Kogonada é definitivamente um achado. Colaborador constante em extras para a Critterion Colection, ele tinha um roteiro que mostrou a Chris Weitz, que aceitou produzir a estreia de um diretor inexperiente. Nascido em Seoul e criado no meio oeste americano, ele incorpora elementos de inadequação espacial em seus personagens protagonistas e isso aos poucos vai os aproximando das características concretas da arquitetura especificamente da cidade de Columbus, que parece ter sido construída sob uma proposital égide da estranheza, nunca deixando de ser bela e impactante. Nos longos passeios de Casey e Jin, seu diretor não vai apenas aos poucos revelando essa desconstrução imagética da cidade e seus espaços públicos, mas sutilmente vai revelando as camadas de seus ímpetos para com seus pais. Enquanto Jin não pertence mais a seu pai e precisa deixar isso claro, Casey tem um forte laço de afeto com sua mãe, e isso claramente a está murchando. De alguma forma, as vidas desses dois personagens não poderiam ser mais diferentes, mas ambos precisam exorcizar os demônios que os ligam as pessoas que os geraram.

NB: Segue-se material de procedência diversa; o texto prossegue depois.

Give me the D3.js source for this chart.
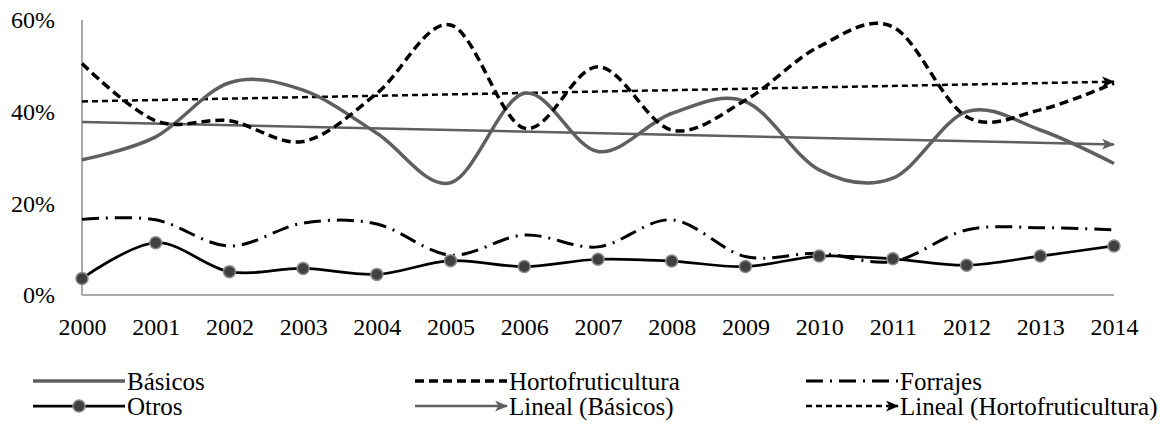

Realizando um filme que chega a um lugar onde raramente se chega com felicidade, Kogonada consegue manter o interesse por uma trama que é bem mais habilidosa do que precisava ser para entregar não apenas um produto superior, como principalmente o filme que existia da forma como concebeu de fato; um belo roteiro, nada subserviente mas também próximo e emocional. As relações entre perdas e ganhos que vão sendo descortinadas diante das construções desastradas de alicerces familiares capengas vão tomando a forma crível de alguma das belas criações arquitetônico-urbanas do filme, incluindo uma obsessão com uma ponte que é delicadamente desejada pelo autor. A fragilidade da sociedade atual para com o futuro e as amarras frouxas com o qual o passado se solidificou se traduzem não apenas nos debates suaves da principal relação do filme. Os encontros de Cho com a personagem de Parker Posey (que tem cenas belíssimas como há muito não tinha) e a bonita história de mãe e filha entre Richardson e Michelle Forbes (que tem a mais emocionante cena fora de quadro do ano) são exemplos do que é carregado de carinho, humanidade e ao mesmo tempo arrependimento nos tempos atuais: seres humanos não são construções fixas e concretas, mas um amontoado disforme de sentimentos bons e ruins, que empilhados, não fazem o mais bonito dos quadros. Mas diferente do concreto, estão sempre aptos de reconstrução e renovação.

Comentários (1)

Felipe Lima | segunda-feira, 25 de Setembro de 2017 - 11:59

Muito bom, Carbone! Sempre bom ler algo que faz jus ao filme!